Scientists who have been keeping a close eye on Howe Sound's ecology and wildlife can confirm that pollution levels of some contaminants are the lowest they've been in decades, and seal, fish and marine mammal populations are at possibly record highs. It seems by most measures that Howe Sound is "healthier" now than it has been in 100 years.

Howe Sound has a history in B.C. - as choice wildlife habitat and a cradle for industry and all its trappings.

One of the first commercial whale-watching operations in the late 1800s was a paddle wheeler that took Vancouverites to Bowen Island to look at humpback whales. While those whales were later wiped out by commercial whaling, the Britannia Mine and pulp mills at the north end of Howe Sound were dumping industrial waste and mine tailings into the water and tributary streams.

"There have been a lot of different kinds of chemicals discharged into the Strait of Georgia and Howe Sound over the last 100 years and some of them we've stopped the discharge of, and some of them have come up more recently and they're continuing to be discharged," said Sophia Johannessen, a Fisheries and Oceans Canada geochemical oceanographer.

Among the worst culprits was a chlor-alkali plant at the head of Howe Sound that discharged 20 kilograms of mercury a day into the ocean from 1965 to 1970 as a by-product of a mill process. Mercury never really breaks down, becoming more concentrated with every step it travels up the food chain.

Studies show Howe Sound still has higher concentrations of pollutants than the Strait of Georgia, largely because that's where so many of the pollutants were dumped, but also because the strait, unlike Howe Sound, flushes itself completely every year.

The recent clean up of Howe Sound has been accompanied by an explosion in animal populations. Much like the killer whales Bodie thought were going to devour her dog, other cetaceans are spending more time in and around Howe Sound.

"One of the big stories in Howe Sound over the last couple years is the huge increase in sightings of Pacific white-sided dolphins," said Caitlin Birdsall, B.C. Cetacean Sighting Network co-ordinator. "Prior to 2010, we'd only received one or two sightings of dolphins in Howe Sound, and all of a sudden there was a big influx in a group."

The network collects data on whale and dolphin sightings called in through a hotline open to the public (1-866-I-SAW-ONE).

Up until the last 20 years, the dolphins were thought to be just an open ocean species.

Transient killer whales, which hunt in small groups and move freely about in search of food and are thus difficult to track, are also being spotted more frequently, Birdsall said.

Harbour seal populations too have had their population numbers hit a high plateau.

"We've seen a big increase in their numbers, back to what we think are probably historical numbers," Birdsall said.

Providing part of the base of the marine smorgasbord found in Howe Sound are herring, which are now residing in its waters full time for the first time since the early 1980s, according to Jeff Marliave, a Vancouver Aquarium marine scientist who has focused on Howe Sound.
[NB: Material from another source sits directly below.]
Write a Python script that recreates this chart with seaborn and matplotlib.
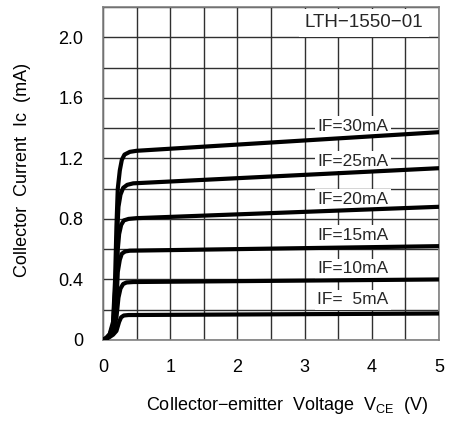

And it's not just the herring, Marliave added. "It's everything - rockfish, lingcod - everything is getting fat. There's a class of three-year-old hake that has taken station in Howe Sound and I think that is an absolutely novel observation, just like the dolphins being novel to Howe Sound," he said.

The untold stocks of rockfish still in Howe Sound appear to have been mostly hidden. Their local population was thought to have dwindled since the notoriously easy-to-catch fish seemed to have disappeared.

"In Howe Sound, we have proven and we're about to publish that the incorrectly or uncharted reefs in Howe Sound are the Jurassic Parks - the places that have never been fished because no one's ever known they were there," he said. "Those are the places I ain't telling nobody about."